*AIM*: Retype word for word the first line of the listing and each line after it up to the line with "0.818, 0.655, 0.52];", with the pictures taken out.

*DATA ROWS*:

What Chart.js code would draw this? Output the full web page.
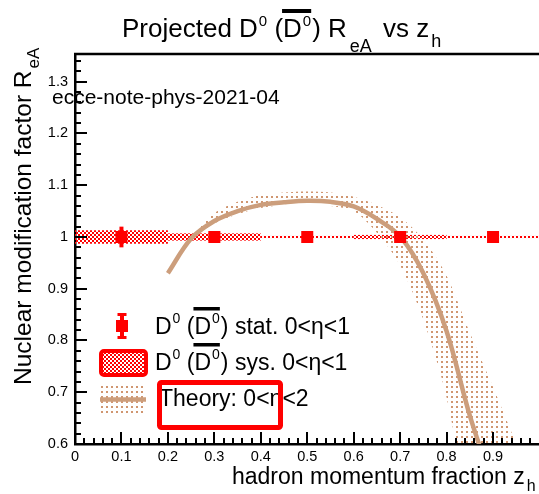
<!DOCTYPE html>
<html><head><meta charset="utf-8">
<script src="https://cdn.jsdelivr.net/npm/chart.js@4/dist/chart.umd.min.js"></script>
<style>
html,body{margin:0;padding:0;overflow:hidden;background:#fff;width:539px;height:494px}
#wrap{width:548px;height:494px;position:relative}
</style></head>
<body><div id="wrap"><canvas id="c" width="548" height="494"></canvas></div>
<script>
// ---------------- data ----------------
const zPoints   = [0.1, 0.3, 0.5, 0.7, 0.9];
const raValues  = [1.0, 1.0, 1.0, 1.0, 1.0];
const statErr   = [0.02, 0.004, 0.004, 0.004, 0.004];
const sysErr    = [0.013, 0.007, 0.002, 0.004, 0.002];
const binHalf   = [0.1, 0.1, 0.1, 0.1, 0.1];

const theoryZ = [0.2, 0.25, 0.3, 0.35, 0.4, 0.45, 0.5, 0.55, 0.6, 0.65, 0.7, 0.75, 0.8, 0.85, 0.9];
const theoryR = [0.930, 0.997, 1.031, 1.050, 1.062, 1.067, 1.070, 1.068, 1.059, 1.035, 1.001, 0.930, 0.818, 0.655, 0.52];

const bandZ     = [0.25, 0.3, 0.35, 0.4, 0.45, 0.5, 0.55, 0.6, 0.65, 0.7, 0.75, 0.8, 0.85, 0.9, 0.95];
const bandUpper = [1.0, 1.046, 1.068, 1.081, 1.086, 1.088, 1.086, 1.078, 1.062, 1.038, 0.995, 0.925, 0.815, 0.71, 0.60];
const bandLower = [0.996, 1.026, 1.044, 1.056, 1.062, 1.063, 1.060, 1.050, 1.008, 0.945, 0.84, 0.69, 0.45, 0.25, 0.1];

const xTickVals   = [0, 0.1, 0.2, 0.3, 0.4, 0.5, 0.6, 0.7, 0.8, 0.9];
const xTickLabels = ['0', '0.1', '0.2', '0.3', '0.4', '0.5', '0.6', '0.7', '0.8', '0.9'];
const yTickVals   = [0.6, 0.7, 0.8, 0.9, 1.0, 1.1, 1.2, 1.3];
const yTickLabels = ['0.6', '0.7', '0.8', '0.9', '1', '1.1', '1.2', '1.3'];

const X_MIN = 0, X_MAX = 1, Y_MIN = 0.6, Y_MAX = 1.3536;

// ---------------- styles ----------------
const RED = 'rgb(255,0,0)';
const TAN = 'rgb(204,158,124)';
const DOT = 'rgb(208,150,112)';
const FONT = s => `${s}px "Liberation Sans", Arial, Helvetica, sans-serif`;

function makePattern(kind) {
  const c = document.createElement('canvas');
  const g = c.getContext('2d');
  if (kind === 'checker') {
    c.width = 4; c.height = 4;
    g.fillStyle = RED;
    g.fillRect(0, 0, 2, 2); g.fillRect(2, 2, 2, 2);
  } else {
    c.width = 5; c.height = 5;
    g.fillStyle = DOT;
    g.fillRect(1, 1, 2, 2);
  }
  return document.getElementById('c').getContext('2d').createPattern(c, 'repeat');
}
const checker = makePattern('checker');
const dots = makePattern('dots');

function drawRich(ctx, pieces, x, y) {
  let cx = x, ovX = null;
  for (const p of pieces) {
    cx += (p.gap || 0);
    ctx.font = FONT(p.s);
    const w = ctx.measureText(p.t).width;
    ctx.fillText(p.t, cx, y + (p.dy || 0));
    if (p.ovStart) ovX = cx;
    if (p.ovEnd && ovX !== null) {
      ctx.fillRect(ovX - 1, y - p.ovY, cx + w - ovX + 1, p.ovT);
      ovX = null;
    }
    cx += w;
  }
  return cx;
}

// ---------------- plugins ----------------
const sysPlugin = {
  id: 'sys',
  beforeDatasetsDraw(chart) {
    const {ctx, chartArea: a, scales: {x, y}} = chart;
    ctx.save();
    ctx.beginPath(); ctx.rect(a.left, a.top, a.right - a.left, a.bottom - a.top); ctx.clip();
    ctx.fillStyle = checker;
    zPoints.forEach((z, i) => {
      const x0 = x.getPixelForValue(z - binHalf[i]), x1 = x.getPixelForValue(z + binHalf[i]);
      const y0 = y.getPixelForValue(raValues[i] + sysErr[i]), y1 = y.getPixelForValue(raValues[i] - sysErr[i]);
      ctx.fillRect(x0, y0, x1 - x0, y1 - y0);
    });
    ctx.restore();
  }
};

const errPlugin = {
  id: 'err',
  afterDatasetsDraw(chart) {
    const {ctx, scales: {x, y}} = chart;
    ctx.save();
    ctx.strokeStyle = RED; ctx.lineWidth = 4;
    zPoints.forEach((z, i) => {
      const px = x.getPixelForValue(z);
      ctx.beginPath();
      ctx.moveTo(px, y.getPixelForValue(raValues[i] + statErr[i]));
      ctx.lineTo(px, y.getPixelForValue(raValues[i] - statErr[i]));
      ctx.stroke();
    });
    ctx.restore();
  }
};

const framePlugin = {
  id: 'frame',
  afterDraw(chart) {
    const {ctx, chartArea: a, scales: {x, y}} = chart;
    ctx.save();
    ctx.strokeStyle = '#000';
    // top frame line
    ctx.lineWidth = 2.5;
    ctx.beginPath(); ctx.moveTo(a.left - 1, a.top); ctx.lineTo(a.right, a.top); ctx.stroke();
    // inward ticks
    ctx.lineWidth = 2;
    ctx.beginPath();
    for (let i = 0; i <= 50; i++) {
      const v = X_MIN + i * 0.02;
      const px = Math.round(x.getPixelForValue(v));
      const len = (i % 5 === 0) ? 12 : 6;
      ctx.moveTo(px, a.bottom); ctx.lineTo(px, a.bottom - len);
    }
    for (let i = 0; ; i++) {
      const v = Y_MIN + i * 0.02;
      if (v > Y_MAX + 1e-9) break;
      const py = Math.round(y.getPixelForValue(v));
      const len = (i % 5 === 0) ? 12 : 6;
      ctx.moveTo(a.left, py); ctx.lineTo(a.left + len, py);
    }
    ctx.stroke();

    ctx.fillStyle = '#000';
    ctx.textBaseline = 'alphabetic';
    ctx.textAlign = 'left';
    // Title
    drawRich(ctx, [
      {t: 'Projected D', s: 26},
      {t: '0', s: 15, dy: -11, gap: 1},
      {t: ' (', s: 26},
      {t: 'D', s: 26, ovStart: true},
      {t: '0', s: 15, dy: -11, gap: 1, ovEnd: true, ovY: 28, ovT: 4},
      {t: ')', s: 26, gap: 1},
      {t: ' R', s: 26},
      {t: 'eA', s: 18, dy: 15, gap: 3},
      {t: ' vs z', s: 26, gap: 4},
      {t: 'h', s: 18, dy: 10, gap: 2}
    ], 122, 37);

    // note label
    ctx.font = FONT(21);
    ctx.fillText('ecce-note-phys-2021-04', 52, 104);

    // x title
    drawRich(ctx, [
      {t: 'hadron momentum fraction z', s: 23},
      {t: 'h', s: 16, dy: 7, gap: 2}
    ], 232, 484);

    // y title (rotated)
    ctx.save();
    ctx.translate(31, 385);
    ctx.rotate(-Math.PI / 2);
    drawRich(ctx, [
      {t: 'Nuclear modification factor R', s: 24.5},
      {t: 'eA', s: 17, dy: 8, gap: 2}
    ], 0, 0);
    ctx.restore();

    // ---------- legend ----------
    // row 1: stat marker
    ctx.fillStyle = RED;
    ctx.fillRect(116, 320, 12, 12);
    ctx.fillRect(120, 314, 4, 24);
    ctx.fillRect(117.5, 313, 9, 3);
    ctx.fillRect(117.5, 336, 9, 3);
    // row 2: sys box
    ctx.fillStyle = checker;
    ctx.fillRect(101, 351, 45, 24);
    ctx.strokeStyle = RED; ctx.lineWidth = 4;
    ctx.beginPath();
    if (ctx.roundRect) ctx.roundRect(101, 351, 45, 24, 3); else ctx.rect(101, 351, 45, 24);
    ctx.stroke();
    // row 3: theory band + line
    ctx.fillStyle = dots;
    ctx.fillRect(100, 386, 46, 27);
    ctx.strokeStyle = TAN; ctx.lineWidth = 4.5;
    ctx.beginPath(); ctx.moveTo(100, 399.5); ctx.lineTo(146, 399.5); ctx.stroke();

    ctx.fillStyle = '#000';
    const legPieces = (tail) => [
      {t: 'D', s: 23},
      {t: '0', s: 14, dy: -11, gap: 1},
      {t: ' (', s: 23},
      {t: 'D', s: 23, ovStart: true},
      {t: '0', s: 14, dy: -11, gap: 1, ovEnd: true, ovY: 27, ovT: 3.5},
      {t: ')' + tail, s: 23, gap: 1}
    ];
    drawRich(ctx, legPieces(' stat. 0<η<1'), 155, 334);
    drawRich(ctx, legPieces(' sys. 0<η<1'), 155, 370);
    ctx.font = FONT(23);
    ctx.fillText('Theory: 0<η<2', 159, 406);

    // red box around theory entry
    ctx.strokeStyle = RED; ctx.lineWidth = 5;
    ctx.beginPath();
    if (ctx.roundRect) ctx.roundRect(159.5, 382.5, 121, 45, 2); else ctx.rect(159.5, 382.5, 121, 45);
    ctx.stroke();
    ctx.restore();
  }
};

// ---------------- chart ----------------
const toXY = (xs, ys) => xs.map((v, i) => ({x: v, y: ys[i]}));

new Chart(document.getElementById('c'), {
  type: 'line',
  data: {
    datasets: [
      {
        label: 'band upper',
        data: toXY(bandZ, bandUpper),
        borderWidth: 0, pointRadius: 0, tension: 0.3,
        backgroundColor: dots, fill: '+1', clip: 0, order: 3
      },
      {
        label: 'band lower',
        data: toXY(bandZ, bandLower),
        borderWidth: 0, pointRadius: 0, tension: 0.3,
        fill: false, clip: 0, order: 3
      },
      {
        label: 'Theory: 0<η<2',
        data: toXY(theoryZ, theoryR),
        borderColor: TAN, borderWidth: 4.5, pointRadius: 0, tension: 0.35,
        fill: false, clip: 0, order: 2
      },
      {
        label: 'stat',
        data: toXY(zPoints, raValues),
        showLine: false,
        pointStyle: 'rect', pointRadius: 8.5, pointBorderWidth: 0,
        pointBackgroundColor: RED, pointBorderColor: RED,
        order: 1
      }
    ]
  },
  options: {
    responsive: false,
    animation: false,
    devicePixelRatio: 1,
    layout: {padding: {left: 0, top: 54, right: 5, bottom: 0}},
    plugins: {legend: {display: false}, tooltip: {enabled: false}, title: {display: false}},
    scales: {
      x: {
        type: 'linear', min: X_MIN, max: X_MAX,
        grid: {display: false, drawTicks: false},
        border: {display: true, color: '#000', width: 2.5},
        afterBuildTicks: s => { s.ticks = xTickVals.map(v => ({value: v})); },
        afterFit: s => { s.height = 50; },
        ticks: {
          padding: 4, color: '#000', font: {family: '"Liberation Sans", Arial', size: 14.5},
          maxRotation: 0, autoSkip: false,
          callback: (v) => { const i = xTickVals.findIndex(t => Math.abs(t - v) < 1e-9); return i >= 0 ? xTickLabels[i] : ''; }
        }
      },
      y: {
        type: 'linear', min: Y_MIN, max: Y_MAX,
        grid: {display: false, drawTicks: false},
        border: {display: true, color: '#000', width: 2.5},
        afterBuildTicks: s => { s.ticks = yTickVals.map(v => ({value: v})); },
        afterFit: s => { s.width = 75; },
        ticks: {
          padding: 7, color: '#000', font: {family: '"Liberation Sans", Arial', size: 14.5},
          autoSkip: false,
          callback: (v) => { const i = yTickVals.findIndex(t => Math.abs(t - v) < 1e-9); return i >= 0 ? yTickLabels[i] : ''; }
        }
      }
    }
  },
  plugins: [sysPlugin, errPlugin, framePlugin]
});
</script>
</body></html>
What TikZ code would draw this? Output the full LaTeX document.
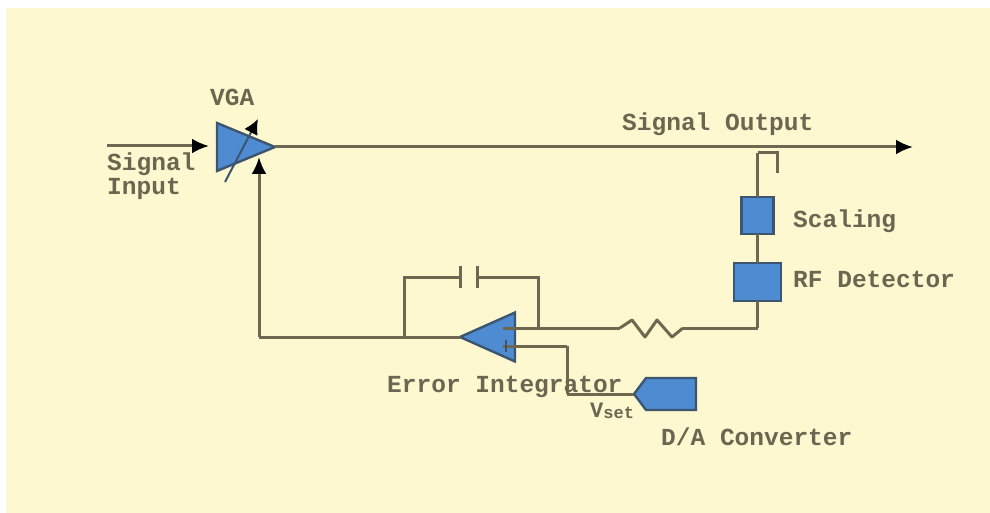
\documentclass[tikz,border=0pt]{standalone}
\usepackage{fontspec}
\setmainfont{Liberation Mono}
\usetikzlibrary{shapes.geometric,shapes.symbols,arrows.meta}
\definecolor{bgy}{HTML}{FEF8D0}
\definecolor{wirec}{HTML}{6E6850}
\definecolor{blockc}{HTML}{4F8BD0}
\definecolor{edgec}{HTML}{3C5570}
\definecolor{textc}{HTML}{6A6650}
\tikzset{
  wire/.style={draw=wirec,line width=3pt},
  arrowwire/.style={wire,-{Latex[black,length=17pt,width=15pt]}},
  block/.style={draw=edgec,fill=blockc,line width=2.4pt,inner sep=0pt,outer sep=0pt},
  amp/.style={block,shape=isosceles triangle,isosceles triangle stretches,anchor=apex},
  lbl/.style={text=textc,font=\fontsize{24.5}{24.5}\selectfont\bfseries,inner sep=0pt,anchor=base west}
}
\begin{document}
\begin{tikzpicture}[x=1pt,y=-1pt]
\useasboundingbox (0,0) rectangle (990,513);
\fill[white] (0,0) rectangle (990,513);
\fill[bgy] (6,8) rectangle (990,513);
% free ends and bends
\coordinate (inS) at (107,146);
\coordinate (inE) at (209,146);
\coordinate (outE) at (913,147);
\coordinate (fbB) at (259,337);
\coordinate (fbT) at (259,157);
\coordinate (capL) at (404,337);
\coordinate (capLT) at (404,277);
\coordinate (plateA) at (460,277);
\coordinate (plateB) at (477,277);
\coordinate (capR) at (538,277);
\coordinate (capRB) at (538,328);
\coordinate (minus) at (503,328);
\coordinate (plus) at (503,346);
\coordinate (resL) at (620,328);
\coordinate (resR) at (683,328);
\coordinate (rfB) at (757.5,328);
\coordinate (vsT) at (567,346);
\coordinate (vsB) at (567,394);
\coordinate (tapA) at (757.5,153);
\coordinate (tapB) at (777,153);
\coordinate (tapC) at (777,173);
\coordinate (gainS) at (225,182);
\coordinate (gainE) at (258,119);
% wires
\draw[arrowwire] (inS) -- (inE);
\draw[wire] (capL) -- (capLT) -- (plateA);
\draw[wire] (plateB) -- (capR) -- (capRB);
\draw[wire,line join=round] (resL) -- ++(12,-8) -- ++(13,17) -- ++(12,-17) -- ++(15,17) -- (resR);
\draw[wire] (resR) -- (rfB);
\draw[wire] (vsT) -- (vsB);
\draw[arrowwire] (fbB) -- (fbT);
\draw[wire] (fbB) -- (capL);
\draw[wire] (tapC) -- (tapB) -- (tapA);
% blocks
\node[amp,minimum width=48pt,minimum height=58pt] (vga) at (275,147) {};
\node[amp,shape border rotate=180,minimum width=49pt,minimum height=55pt] (integ) at (460,337) {};
\node[block,minimum width=32pt,minimum height=37pt] (scaling) at (757.5,215.5) {};
\node[block,minimum width=47pt,minimum height=38pt] (rf) at (757.5,282) {};
\node[block,shape=signal,signal to=west,signal pointer angle=106,minimum width=62pt,minimum height=32pt,anchor=west] (dac) at (634,394) {};
% connectors tied to blocks
\draw[arrowwire] (vga.apex) -- (outE);
\draw[wire] (capL) -- (integ.apex);
\draw[wire] (minus) -- (resL);
\draw[wire] (plus) -- (vsT);
\draw[wire] (tapA) -- (scaling.north);
\draw[wire] (scaling.south) -- (rf.north);
\draw[wire] (rf.south) -- (rfB);
\draw[wire] (vsB) -- (dac.west);
\draw[wire] (plateA |- 0,266) -- (plateA |- 0,288);
\draw[wire] (plateB |- 0,266) -- (plateB |- 0,288);
\draw[draw=edgec,line width=2pt,-{Latex[black,length=15pt,width=15pt]}] (gainS) -- (gainE);
\draw[draw=edgec,line width=2pt] (506,340) -- (506,352);
% labels
\node[lbl] (tvga) at (210,106) {VGA};
\node[lbl] (tsig) at (107,171) {Signal};
\node[lbl] (tinp) at (107,195) {Input};
\node[lbl] (tout) at (622,131) {Signal Output};
\node[lbl] (tsca) at (793,227) {Scaling};
\node[lbl] (trf) at (793,287) {RF Detector};
\node[lbl] (terr) at (387,392) {Error Integrator};
\node[lbl] (tda) at (661,445) {D/A Converter};
\node[lbl,font=\fontsize{22}{22}\selectfont\bfseries] (tv) at (590,417) {V\raisebox{-1pt}{\fontsize{17}{17}\selectfont set}};
\end{tikzpicture}
\end{document}
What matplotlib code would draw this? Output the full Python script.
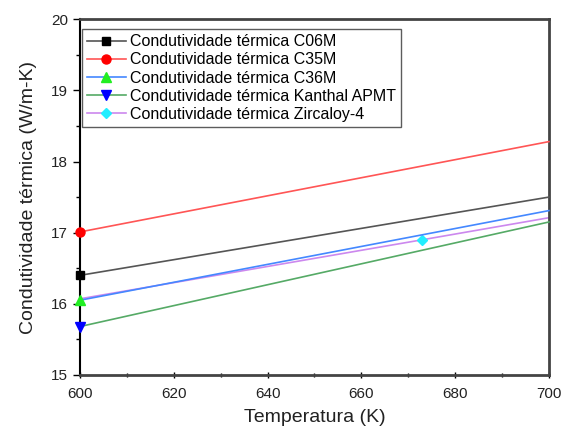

*WRITTEN RESPONSE*:
What Chart.js code would draw this? Output the full web page.
<!DOCTYPE html>
<html><head><meta charset="utf-8">
<script src="https://cdn.jsdelivr.net/npm/chart.js@4/dist/chart.umd.min.js"></script>
<style>
html,body{margin:0;padding:0;overflow:hidden;background:#fff;width:539px;height:494px}
#wrap{width:548px;height:494px;position:relative}
</style></head>
<body><div id="wrap"><canvas id="c" width="548" height="494"></canvas></div>
<script>
// ---------------- data ----------------
const zPoints   = [0.1, 0.3, 0.5, 0.7, 0.9];
const raValues  = [1.0, 1.0, 1.0, 1.0, 1.0];
const statErr   = [0.02, 0.004, 0.004, 0.004, 0.004];
const sysErr    = [0.013, 0.007, 0.002, 0.004, 0.002];
const binHalf   = [0.1, 0.1, 0.1, 0.1, 0.1];

const theoryZ = [0.2, 0.25, 0.3, 0.35, 0.4, 0.45, 0.5, 0.55, 0.6, 0.65, 0.7, 0.75, 0.8, 0.85, 0.9];
const theoryR = [0.930, 0.997, 1.031, 1.050, 1.062, 1.067, 1.070, 1.068, 1.059, 1.035, 1.001, 0.930, 0.818, 0.655, 0.52];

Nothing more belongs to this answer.